In the first half, lending by foreign financial institutions in China declined by 32.7 billion yuan, compared with the recording-setting 7.37 trillion yuan in new loans that Chinese banks gave out in the same period, according to the central bank's latest monetary policy report.

Analysts said foreign banks in China with parent companies grappling with the ongoing global financial crisis were unable to compete with Chinese banks in funding major government-led projects. As a result they could see a significant decline in business revenue this year.

"The main clients of foreign banks in China are foreign companies, whose demand for loans has shrunk significantly in the current economic downturn," said Lian Ping, chief economist at Bank of Communications.

"On the other hand, major Chinese banks gained an upper hand in funding State-backed infrastructure projects, which are usually less risky than lending to companies and are not easily accessed by foreign lenders," he said.

The big four State-controlled banks, main lenders to the government-led 4-trillion yuan stimulus package, advanced 3.26 trillion yuan in new loans in the first half of this year, accounting for nearly half of the nation's entire lending in the period, while foreign banks are commonly believed to be at a disadvantage in making such lending because they lack government connections.

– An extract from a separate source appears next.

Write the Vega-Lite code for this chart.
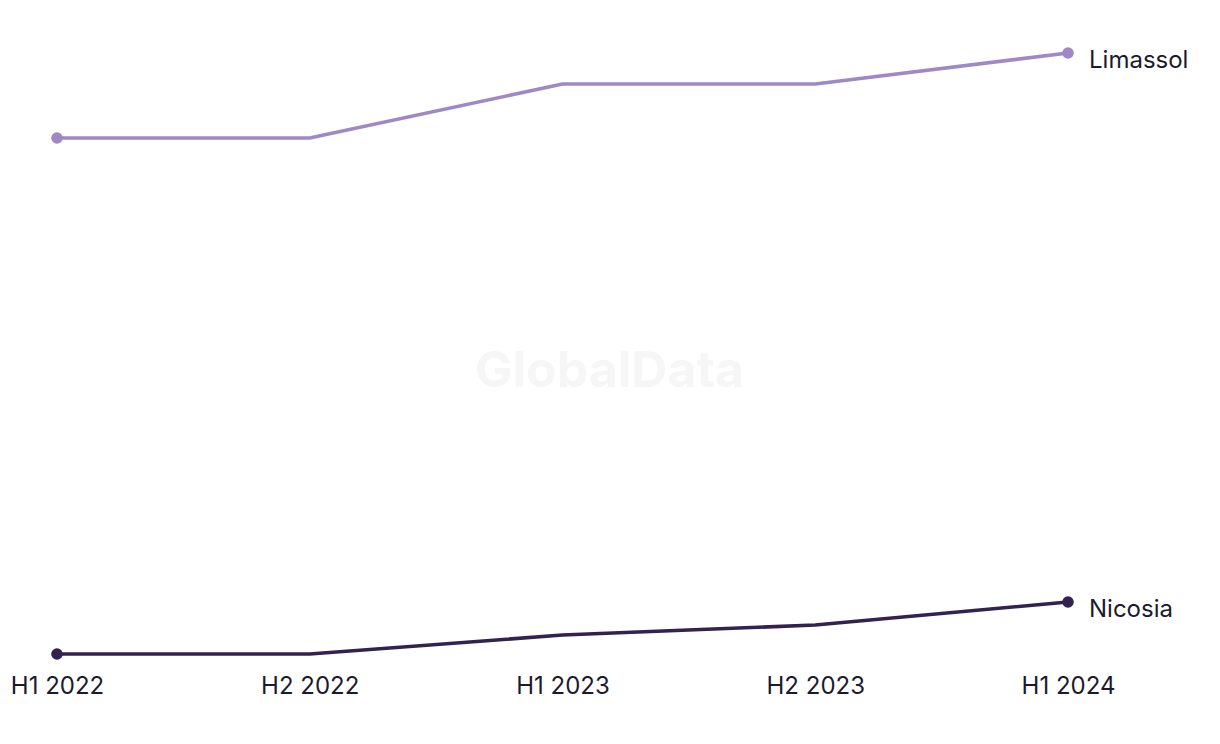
{
  "$schema": "https://vega.github.io/schema/vega-lite/v6.json",
  "autosize": "none",
  "padding": {"left": 57, "top": 53, "right": 152, "bottom": 90},
  "width": 1011,
  "height": 601,
  "background": "white",
  "config": {"view": {"stroke": null}, "font": "Inter"},
  "data": {
    "values": [
      {"period": "H1 2022", "city": "Limassol", "value": 516, "first": true, "last": false},
      {"period": "H2 2022", "city": "Limassol", "value": 516, "first": false, "last": false},
      {"period": "H1 2023", "city": "Limassol", "value": 570, "first": false, "last": false},
      {"period": "H2 2023", "city": "Limassol", "value": 570, "first": false, "last": false},
      {"period": "H1 2024", "city": "Limassol", "value": 601, "first": false, "last": true},
      {"period": "H1 2022", "city": "Nicosia", "value": 0, "first": true, "last": false},
      {"period": "H2 2022", "city": "Nicosia", "value": 0, "first": false, "last": false},
      {"period": "H1 2023", "city": "Nicosia", "value": 19, "first": false, "last": false},
      {"period": "H2 2023", "city": "Nicosia", "value": 29, "first": false, "last": false},
      {"period": "H1 2024", "city": "Nicosia", "value": 52, "first": false, "last": true}
    ]
  },
  "encoding": {
    "x": {
      "field": "period", "type": "ordinal",
      "sort": ["H1 2022", "H2 2022", "H1 2023", "H2 2023", "H1 2024"],
      "scale": {"type": "point", "padding": 0},
      "axis": {"title": null, "domain": false, "ticks": false, "grid": false, "labelAngle": 0,
        "labelFontSize": 24, "labelColor": "#1c1a2e", "labelPadding": 20, "labelFont": "Inter"}
    },
    "y": {
      "field": "value", "type": "quantitative",
      "scale": {"domain": [0, 601], "zero": false, "nice": false},
      "axis": null
    },
    "color": {
      "field": "city", "type": "nominal",
      "scale": {"domain": ["Limassol", "Nicosia"], "range": ["#a088c4", "#33214f"]},
      "legend": null
    }
  },
  "layer": [
    {
      "data": {"values": [{"period": "H1 2023", "value": 282, "t": "GlobalData"}]},
      "mark": {"type": "text", "font": "Inter", "fontWeight": "bold", "fontSize": 50, "align": "center", "baseline": "middle", "dx": 47},
      "encoding": {"text": {"field": "t"}, "color": {"value": "#f6f6f6"}}
    },
    {"mark": {"type": "line", "strokeWidth": 3.6}},
    {
      "transform": [{"filter": "datum.first || datum.last"}],
      "mark": {"type": "circle", "size": 135, "opacity": 1}
    },
    {
      "transform": [{"filter": "datum.last"}],
      "mark": {"type": "text", "align": "left", "baseline": "middle", "dx": 21, "dy": 7.5, "fontSize": 24, "font": "Inter"},
      "encoding": {"text": {"field": "city"}, "color": {"value": "#1c1a2e"}}
    }
  ]
}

"Chinese banks have natural advantages in that there is a strong government inference that State companies should park their deposits and seek loans from State banks," an industry source at a Shanghai-based foreign bank said.

Foreign banks have rushed to extend their presence in the Chinese market since the nation fully opened up its banking industry in December 2006, but the unexpected global financial crisis, which badly hurt the banks' parent companies at home, has curbed their aggressive expansion spree in China.

Last year, foreign banks' total assets in China grew by just 13.2 percent, down 35.3 percentage points from a year earlier. Analysts said the situation could be even tougher this year.

"Some foreign banks in China are likely to lose customers to their Chinese rivals because they could not give out loans at favorable interest rates due to tightened liquidity and prudent lending practice," said Li Mingxu, an analyst at Anbound Consulting Firm.

"Away from the lending front, some companies have also started to shift their deposits to Chinese banks and more high-end individual customers are turning to Chinese banks for wealth management," Li said, adding such customer drift could be a short term phenomenon.

An earlier central bank report revealed that late last year, when the global financial crisis was in full swing, it was very difficult for foreign banks in China to get funds on the inter-bank market because of market concerns about the financial situation of their parent companies.

Major locally incorporated foreign banks HSBC (China) and Citibank (China) have declined to comment on their business operations this year, while Standard Chartered Bank (China) said it had not seen a major dent in its credit volume this year.

In contrast, analysts believed that Chinese banks could achieve decent growth for the whole of this year thanks to the lending spree in the first half, but remained vigilant on a possible bad loan surge next year.